Hutin partit ; c’était, de son côté, une vigoureuse nature, toute de nerfs, un chasseur infatigable, un admirable tireur, peu parleur, mais qu’il fallait voir à l’œuvre, quelle que fût cette œuvre, pour l’apprécier.

Un quart d’heure après, il revenait avec la voiture, mais sans Moreau.

Qu’était devenu Moreau ?

Moreau avait soulevé une vingtaine de jeunes gens de la ville et tout le corps des pompiers. Pompiers et jeunes gens allaient m’attendre et me faire escorte jusqu’à Villers-Cotterets.

De plus, Moreau m’envoyait son cheval pour faire ma sortie.

Nous chargeâmes la poudre sur la voiture ; je payai le prix convenu, — quatre cents francs, je crois ; — nous étions libres de prendre la poste ; e voiturier devait suivre la voiture ; il la ramènerait comme il pourrait, c’était son affaire : il recevait quatre cents francs pour cela.

La poudre chargée, nous fîmes une halte chez madame Hutin. Il était quatre heures de l’après-midi, et nous étions encore à jeun.

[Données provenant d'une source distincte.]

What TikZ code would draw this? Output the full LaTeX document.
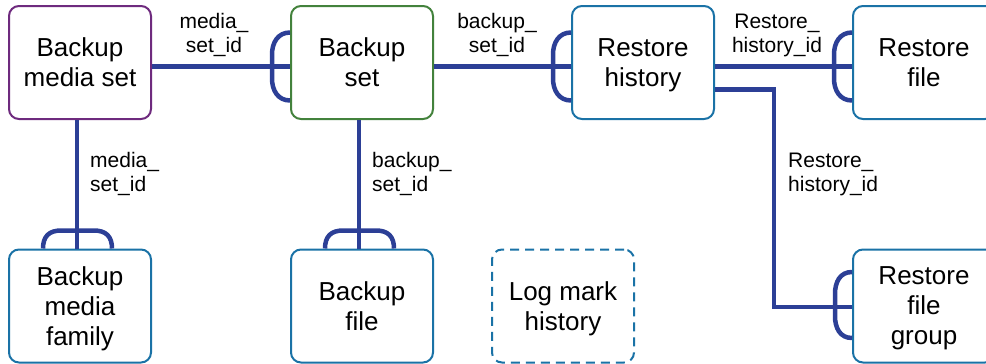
\documentclass[tikz,border=0pt]{standalone}
\usepackage{fontspec}
\setmainfont{Liberation Sans}
\usepackage{tikz}
\usetikzlibrary{positioning, calc}
\definecolor{erlink}{HTML}{2C3F96}
\definecolor{erpurple}{HTML}{6E2A7E}
\definecolor{ergreen}{HTML}{43823C}
\definecolor{erblue}{HTML}{1A72A6}

\begin{document}
\begin{tikzpicture}[
    x=1pt, y=-1pt,
    entity/.style={rectangle, rounded corners=10pt, draw=#1, line width=2pt, fill=white, minimum width=142pt, minimum height=113pt, font=\fontsize{26}{30}\selectfont, align=center, inner sep=0pt, text depth=0pt},
    link/.style={line width=4.5pt, color=erlink},
    foot/.style={line width=4.5pt, color=erlink},
    key/.style={font=\fontsize{21}{24}\selectfont, inner sep=0pt}
]
\clip (0,0) rectangle (986,364);

% Tables
\node[entity=erpurple] (bms) at (80,62.5) {Backup\\media set};
\node[entity=ergreen] (bset) at (362,62.5) {Backup\\set};
\node[entity=erblue] (rhist) at (643,62.5) {Restore\\history};
\node[entity=erblue] (rfile) at (924,62.5) {Restore\\file};
\node[entity=erblue] (bmf) at (80,306) {Backup\\media\\family};
\node[entity=erblue] (bfile) at (362,306) {Backup\\file};
\node[entity=erblue, dash pattern=on 9pt off 6pt] (logm) at (563,306) {Log mark\\history};
\node[entity=erblue] (rfgroup) at (924,306) {Restore\\file\\group};

% Relations
\draw[link] ([yshift=-4pt]bms.east) -- ([yshift=-4pt]bset.west);
\draw[link] ([yshift=-4pt]bset.east) -- ([yshift=-4pt]rhist.west);
\draw[link] ([yshift=-4pt]rhist.east) -- ([yshift=-4pt]rfile.west);
\draw[link] ([yshift=-27pt]rhist.east) -- ++(59,0) |- ([yshift=-1pt]rfgroup.west);
\draw[link] ([xshift=-3pt]bms.south) -- ([xshift=-3pt]bmf.north);
\draw[link] ([xshift=-3pt]bset.south) -- ([xshift=-3pt]bfile.north);

% Many ends
\draw[foot] ([yshift=30pt]bset.west) .. controls +(-12,0) and +(0,-12) .. ++(-18,22)
    -- ++(0,24) .. controls +(0,12) and +(-12,0) .. ++(18,22);
\draw[foot] ([yshift=30pt]rhist.west) .. controls +(-12,0) and +(0,-12) .. ++(-18,22)
    -- ++(0,24) .. controls +(0,12) and +(-12,0) .. ++(18,22);
\draw[foot] ([yshift=30pt]rfile.west) .. controls +(-12,0) and +(0,-12) .. ++(-18,22)
    -- ++(0,24) .. controls +(0,12) and +(-12,0) .. ++(18,22);
\draw[foot] ([yshift=34pt]rfgroup.west) .. controls +(-12,0) and +(0,-12) .. ++(-17,22)
    -- ++(0,22) .. controls +(0,12) and +(-12,0) .. ++(17,22);
\draw[foot] ([xshift=-37pt]bmf.north) .. controls +(0,-12) and +(-12,0) .. ++(18,-18)
    -- ++(33,0) .. controls +(12,0) and +(0,-12) .. ++(18,18);
\draw[foot] ([xshift=-37pt]bfile.north) .. controls +(0,-12) and +(-12,0) .. ++(18,-18)
    -- ++(33,0) .. controls +(12,0) and +(0,-12) .. ++(18,18);

% Keys
\node[key, align=center] (k1) at (214,35) {media\_\\set\_id};
\node[key, align=center] (k2) at (497,35) {backup\_\\set\_id};
\node[key, align=center] (k3) at (777,35) {Restore\_\\history\_id};
\node[key, anchor=west, align=left] (k4) at (90,174) {media\_\\set\_id};
\node[key, anchor=west, align=left] (k5) at (372,174) {backup\_\\set\_id};
\node[key, anchor=west, align=left] (k6) at (788,174) {Restore\_\\history\_id};

\end{tikzpicture}
\end{document}
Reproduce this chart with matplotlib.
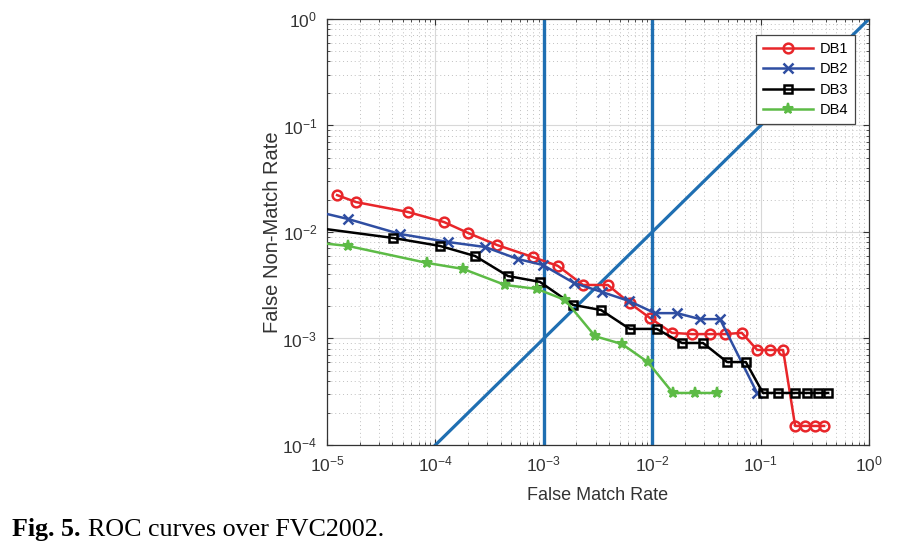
import numpy as np
import matplotlib
matplotlib.use("Agg")
import matplotlib.pyplot as plt
from matplotlib.ticker import LogLocator, NullFormatter

plt.rcParams['font.family'] = ['Liberation Sans', 'DejaVu Sans']
plt.rcParams['mathtext.fontset'] = 'custom'
plt.rcParams['mathtext.rm'] = 'Liberation Sans'
plt.rcParams['mathtext.it'] = 'Liberation Sans:italic'
plt.rcParams['mathtext.bf'] = 'Liberation Sans:bold'

# ROC data (FMR, FNMR)
db1_fmr = [1.24e-5, 1.85e-5, 5.6e-5, 1.2e-4, 2.0e-4, 3.7e-4, 7.9e-4, 1.35e-3, 2.3e-3, 3.9e-3,
           6.2e-3, 9.5e-3, 1.52e-2, 2.33e-2, 3.4e-2, 4.7e-2, 6.7e-2, 9.3e-2, 0.122, 0.161,
           0.208, 0.257, 0.318, 0.385]
db1_fnmr = [0.0222, 0.0191, 0.0154, 0.0124, 0.0098, 0.00755, 0.00582, 0.0048, 0.00318, 0.00318,
            0.00215, 0.00156, 0.00113, 0.0011, 0.0011, 0.0011, 0.00113, 0.00078, 0.00078, 0.00078,
            0.000151, 0.000151, 0.000151, 0.000151]

db2_fmr = [7e-6, 1.56e-5, 4.7e-5, 1.3e-4, 2.87e-4, 5.78e-4, 9.8e-4, 1.9e-3, 3.45e-3, 6.1e-3,
           1.06e-2, 1.69e-2, 2.76e-2, 4.22e-2, 9.27e-2]
db2_fnmr = [0.0161, 0.01325, 0.00958, 0.00806, 0.00723, 0.00557, 0.0049, 0.00332, 0.00273, 0.00225,
            0.00173, 0.00173, 0.00152, 0.00152, 0.000308]

db3_fmr = [7e-6, 4.07e-5, 1.1e-4, 2.32e-4, 4.67e-4, 9.2e-4, 1.86e-3, 3.37e-3, 6.2e-3, 1.1e-2,
           1.88e-2, 2.94e-2, 4.9e-2, 7.3e-2, 0.105, 0.145, 0.207, 0.268, 0.339, 0.419]
db3_fnmr = [0.01114, 0.00879, 0.0074, 0.00595, 0.00386, 0.0034, 0.00207, 0.00185, 0.00123, 0.00123,
            0.000907, 0.000907, 0.000601, 0.000601, 0.000308, 0.000308, 0.000308, 0.000308, 0.000308, 0.000308]

db4_fmr = [7e-6, 1.56e-5, 8.4e-5, 1.8e-4, 4.4e-4, 8.65e-4, 1.57e-3, 2.97e-3, 5.26e-3, 9.1e-3,
           1.55e-2, 2.48e-2, 3.96e-2]
db4_fnmr = [0.00806, 0.0074, 0.00512, 0.0045, 0.00318, 0.00292, 0.0023, 0.00105, 0.000887, 0.000601,
            0.000308, 0.000308, 0.000308]

ref_fmr = [1e-3, 1e-2]   # vertical reference lines
eer_line = [1e-5, 1.0]  # y = x line

fig = plt.figure(figsize=(9.02, 5.46), dpi=100)
ax = fig.add_axes([0.3625, 0.185, 0.601, 0.7802])

blue = '#1f6fb2'
for v in ref_fmr:
    ax.axvline(v, color=blue, lw=2.4, zorder=2)
ax.plot(eer_line, eer_line, color=blue, lw=2.3, zorder=2)

ax.plot(db1_fmr, db1_fnmr, '-o', color='#e8262a', lw=1.8, ms=7, mfc='none', mew=1.8, label='DB1', zorder=3)
ax.plot(db2_fmr, db2_fnmr, '-x', color='#2f4ea2', lw=1.8, ms=7, mew=1.8, label='DB2', zorder=3)
ax.plot(db3_fmr, db3_fnmr, '-s', color='black', lw=1.8, ms=6, mfc='none', mew=1.8, label='DB3', zorder=3)
ax.plot(db4_fmr, db4_fnmr, '-*', color='#5dbb46', lw=1.8, ms=8, mew=1.5, label='DB4', zorder=3)

ax.set_xscale('log')
ax.set_yscale('log')
ax.set_xlim(1e-5, 1)
ax.set_ylim(1e-4, 1)
ax.xaxis.set_major_locator(LogLocator(base=10, numticks=10))
ax.yaxis.set_major_locator(LogLocator(base=10, numticks=10))
ax.xaxis.set_minor_locator(LogLocator(base=10, subs=np.arange(2, 10), numticks=100))
ax.yaxis.set_minor_locator(LogLocator(base=10, subs=np.arange(2, 10), numticks=100))
ax.xaxis.set_minor_formatter(NullFormatter())
ax.yaxis.set_minor_formatter(NullFormatter())
ax.set_axisbelow(True)
ax.grid(True, which='major', color='#d8d8d8', lw=0.8)
ax.grid(True, which='minor', color='#c0c0c0', lw=0.7, ls=(0, (1, 3)))
ax.tick_params(which='both', direction='in', top=True, right=True, colors='#333333', labelsize=12.5)
ax.tick_params(which='major', length=4, pad=7)
ax.tick_params(which='minor', length=2)
for s in ax.spines.values():
    s.set_color('#333333')
    s.set_linewidth(0.9)

ax.set_xlabel('False Match Rate', fontsize=13, color='#333333', labelpad=9)
ax.set_ylabel('False Non-Match Rate', fontsize=14.5, color='#333333', labelpad=0)

leg = ax.legend(loc='upper right', bbox_to_anchor=(0.974, 0.962), borderaxespad=0, fontsize=10.5,
                fancybox=False, framealpha=1, edgecolor='#444444', handlelength=3.4,
                borderpad=0.45, labelspacing=0.45, handletextpad=0.5)
leg.get_frame().set_linewidth(0.9)

serif = ['Liberation Serif', 'DejaVu Serif']
t1 = fig.text(12 / 902, 10 / 546, 'Fig. 5.', fontsize=18.7, fontweight='bold', family=serif, va='baseline')
fig.canvas.draw()
bb = t1.get_window_extent()
fig.text((bb.x1 + 8) / fig.bbox.width, 10 / 546, 'ROC curves over FVC2002.', fontsize=18.7,
         family=serif, va='baseline')

fig.savefig('out.png', dpi=100)
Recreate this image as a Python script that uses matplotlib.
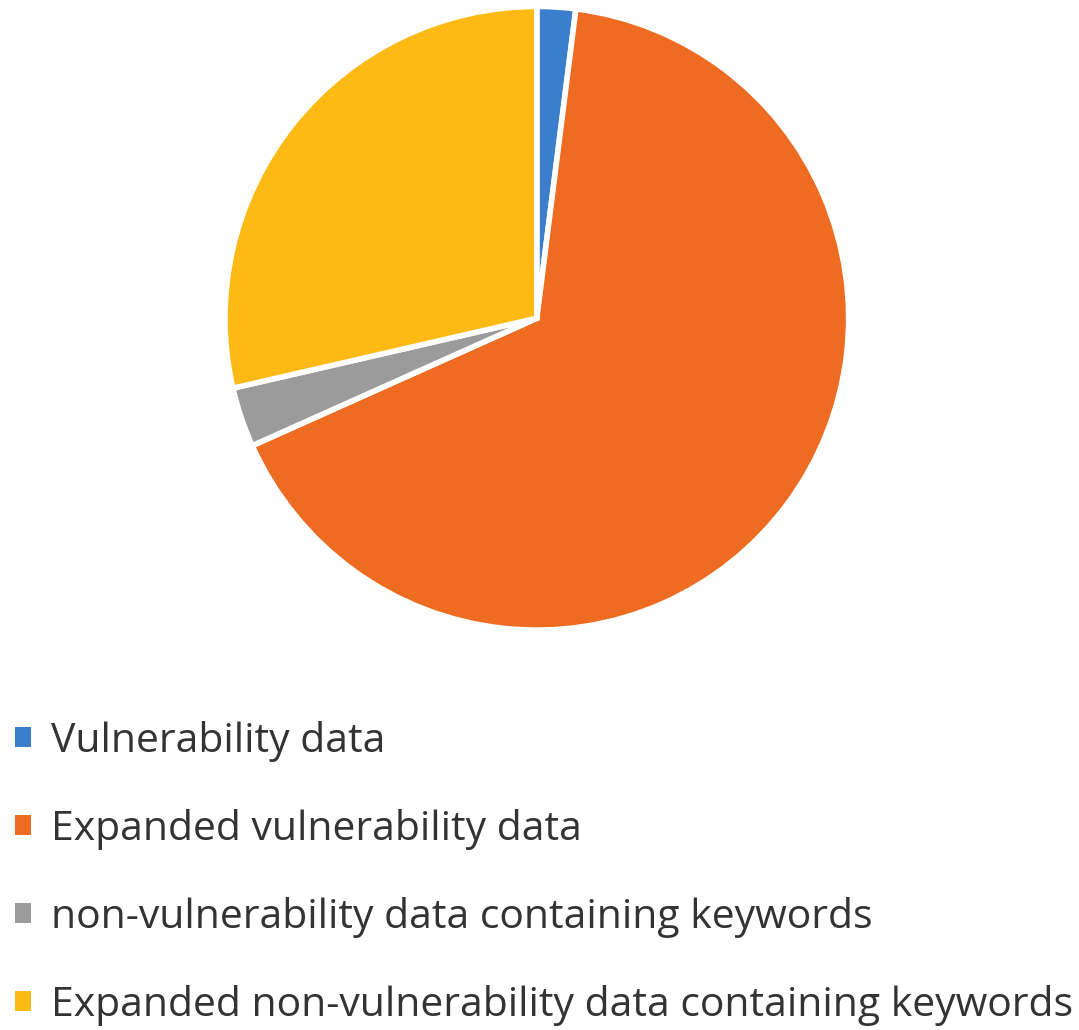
import matplotlib
matplotlib.use("Agg")
import matplotlib.pyplot as plt
from matplotlib.patches import Patch

labels = [
    "Vulnerability data",
    "Expanded vulnerability data",
    "non-vulnerability data containing keywords",
    "Expanded non-vulnerability data containing keywords",
]
shares = [2.0, 66.3, 3.1, 28.6]
colors = ["#3b7fcc", "#ee6b22", "#9b9b9b", "#fdb914"]

plt.rcParams["font.family"] = ["Open Sans", "DejaVu Sans"]

fig = plt.figure(figsize=(10.79, 10.30), dpi=100)
ax = fig.add_axes([0.2085, 0.388, 0.578, 0.606])
ax.pie(
    shares,
    colors=colors,
    startangle=90,
    counterclock=False,
    wedgeprops=dict(edgecolor="white", linewidth=4),
)
ax.set_xlim(-1.0, 1.0)
ax.set_ylim(-1.0, 1.0)
ax.set_aspect("equal")

handles = [Patch(facecolor=c, edgecolor="none") for c in colors]
fig.legend(
    handles,
    labels,
    loc="upper left",
    bbox_to_anchor=(15 / 1079, 0.300),
    frameon=False,
    fontsize=29.4,
    borderpad=0,
    borderaxespad=0,
    handlelength=0.38,
    handleheight=0.38,
    handletextpad=0.49,
    labelspacing=1.15,
    labelcolor="#333333",
)

fig.savefig("out.png", dpi=100)
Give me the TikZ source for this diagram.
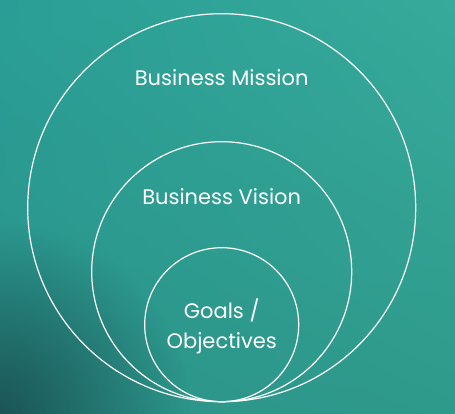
\documentclass[tikz,border=0pt]{standalone}
\usepackage{fontspec}
\setmainfont{Poppins}
\usetikzlibrary{shadings,fadings}
\definecolor{tealdark}{HTML}{1B5557}
\definecolor{tealbottom}{HTML}{2B9389}
\definecolor{tealmid}{HTML}{2E9A8B}
\definecolor{teallight}{HTML}{37AA9B}
\definecolor{tealtop}{HTML}{2A9E96}
\tikzfading[name=cornerfade, inner color=transparent!0, outer color=transparent!100]
\tikzset{
  ring/.style={circle, draw=white, line width=1.2pt, inner sep=0pt},
  caption/.style={text=white, anchor=base, font=\fontsize{21}{24}\selectfont}
}
\begin{document}
\begin{tikzpicture}[x=1pt,y=1pt]
    \shade[lower left=tealbottom, lower right=tealmid, upper left=tealtop, upper right=teallight]
        (0,0) rectangle (455,413);
    \begin{scope}
        \clip (0,0) rectangle (455,413);
        \fill[tealdark, path fading=cornerfade] (0,0) circle (190pt);
    \end{scope}
    \useasboundingbox (0,0) rectangle (455,413);
    \coordinate (base) at (221.7,11.3);
    % circles tangent at the bottom
    \node[ring, minimum size=388pt] (mission) at ([yshift=194pt]base) {};
    \node[ring, minimum size=260pt] (vision) at ([yshift=130pt]base) {};
    \node[ring, minimum size=154pt] (goals) at ([yshift=77pt]base) {};
    \node[caption] (missiontext) at (221.7,327.3) {Business Mission};
    \node[caption] (visiontext) at (221.7,208.5) {Business Vision};
    \node[caption] (goalstext) at (221.7,95) {Goals /};
    \node[caption] (objtext) at (221.7,65) {Objectives};
\end{tikzpicture}
\end{document}
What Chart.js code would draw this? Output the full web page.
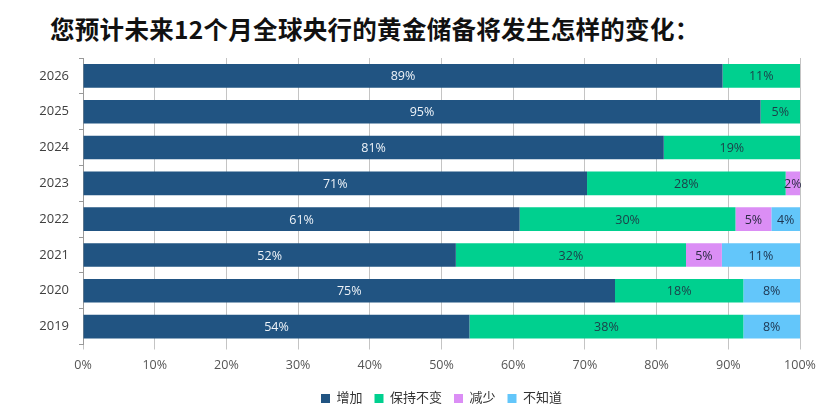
<!DOCTYPE html>
<html>
<head>
<meta charset="utf-8">
<script src="https://cdn.jsdelivr.net/npm/chart.js@4"></script>
<style>
  html, body { margin: 0; padding: 0; background: #fff; }
  #wrap { position: relative; width: 831px; height: 410px; }
  #title {
    position: absolute; left: 50px; top: 14px;
    font: bold 24.5px "Noto Sans CJK SC", sans-serif; color: #111;
    line-height: 1.2; white-space: nowrap; letter-spacing: 0.3px;
  }
  canvas { position: absolute; left: 0; top: 0; }
</style>
</head>
<body>
<div id="wrap">
  <div id="title">您预计未来12个月全球央行的黄金储备将发生怎样的变化：</div>
  <canvas id="c" width="831" height="410"></canvas>
</div>
<script>
// years, top to bottom
const years = ['2026', '2025', '2024', '2023', '2022', '2021', '2020', '2019'];

// bar lengths (share of respondents, %)
const increase  = [89.2, 94.5, 81.0, 70.3, 60.9, 52.0, 74.2, 53.9];
const unchanged = [10.8,  5.5, 19.0, 27.7, 30.1, 32.1, 17.9, 38.2];
const decrease  = [   0,    0,    0,  2.0,  5.0,  5.0,    0,    0];
const unknown   = [   0,    0,    0,    0,  4.0, 10.9,  7.9,  7.9];

// printed labels
const increaseLbl  = ['89%', '95%', '81%', '71%', '61%', '52%', '75%', '54%'];
const unchangedLbl = ['11%', '5%', '19%', '28%', '30%', '32%', '18%', '38%'];
const decreaseLbl  = [null, null, null, '2%', '5%', '5%', null, null];
const unknownLbl   = [null, null, null, null, '4%', '11%', '8%', '8%'];

const xTicks = [0, 10, 20, 30, 40, 50, 60, 70, 80, 90, 100];

const FONT = '"Open Sans", "Noto Sans CJK SC", sans-serif';

const series = [
  { label: '增加',     data: increase,  labels: increaseLbl,  color: '#215482', text: '#eef3f8' },
  { label: '保持不变', data: unchanged, labels: unchangedLbl, color: '#00D08F', text: '#1d3d48' },
  { label: '减少',     data: decrease,  labels: decreaseLbl,  color: '#DB8EF5', text: '#2b2b45' },
  { label: '不知道',   data: unknown,   labels: unknownLbl,   color: '#63C6FA', text: '#1d3550' },
];

// draws the percentage text in the middle of each segment
const barLabels = {
  id: 'barLabels',
  afterDatasetsDraw(chart) {
    const ctx = chart.ctx;
    ctx.save();
    ctx.font = '12.5px ' + FONT;
    ctx.textAlign = 'center';
    ctx.textBaseline = 'middle';
    chart.data.datasets.forEach((ds, i) => {
      const meta = chart.getDatasetMeta(i);
      meta.data.forEach((bar, j) => {
        const txt = series[i].labels[j];
        if (!txt) return;
        const p = bar.getCenterPoint();
        ctx.fillStyle = series[i].text;
        ctx.fillText(txt, p.x, p.y + 1);
      });
    });
    ctx.restore();
  }
};

new Chart(document.getElementById('c'), {
  type: 'bar',
  data: {
    labels: years,
    datasets: series.map(s => ({
      label: s.label,
      data: s.data,
      backgroundColor: s.color,
      borderWidth: 0,
      categoryPercentage: 1,
      barPercentage: 0.66,
    })),
  },
  options: {
    indexAxis: 'y',
    responsive: false,
    animation: false,
    layout: { padding: { top: 58, right: 31, left: 0, bottom: -5 } },
    plugins: {
      legend: {
        position: 'bottom',
        fullSize: false,
        labels: {
          boxWidth: 9, boxHeight: 9,
          padding: 12,
          color: '#333',
          font: { family: FONT, size: 13 },
        },
      },
      tooltip: { enabled: false },
    },
    scales: {
      x: {
        stacked: true,
        min: 0, max: 100,
        afterBuildTicks: s => { s.ticks = xTicks.map(v => ({ value: v })); },
        afterFit: s => { s.height = 35.5; },
        ticks: {
          color: '#555',
          font: { family: FONT, size: 12.5 },
          padding: 8,
          maxRotation: 0,
          callback: v => v + '%',
        },
        grid: { color: '#c4c4c4', tickLength: 5, lineWidth: 1 },
        border: { display: false },
      },
      y: {
        stacked: true,
        afterFit: s => { s.width = 83; },
        ticks: {
          color: '#404040',
          font: { family: FONT, size: 13 },
          padding: 10,
        },
        grid: { drawOnChartArea: false, tickLength: 4, color: '#999' },
        border: { display: true, color: '#999' },
      },
    },
  },
  plugins: [barLabels],
});
</script>
</body>
</html>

Bard, seul, avait mangé trois prunes.

Bard mourait d’envie d’emmener la pièce de quatre, et, moi, je mourais d’envie de lui en faire cadeau ; mais les braves gardiens de la poudrière me prièrent tant de la leur laisser, que je n’eus pas le courage de la leur prendre.

Un bon dîner nous attendait chez Hutin. Si grand besoin que nous en eussions, nous le mangeâmes en hâte, et pendant qu’on attelait les chevaux de poste au cabriolet.

Enfin, à cinq heures, nous nous mîmes en route : Hutin, Moreau et Bard, derrière la voiture, dans le cabriolet ; moi, sur le cheval de Moreau, marchant le long des roues, une main à la fonte, et tout prêt à faire sauter la voiture, moi et une partie de la ville, si l’on tentait de s’opposer à notre sortie.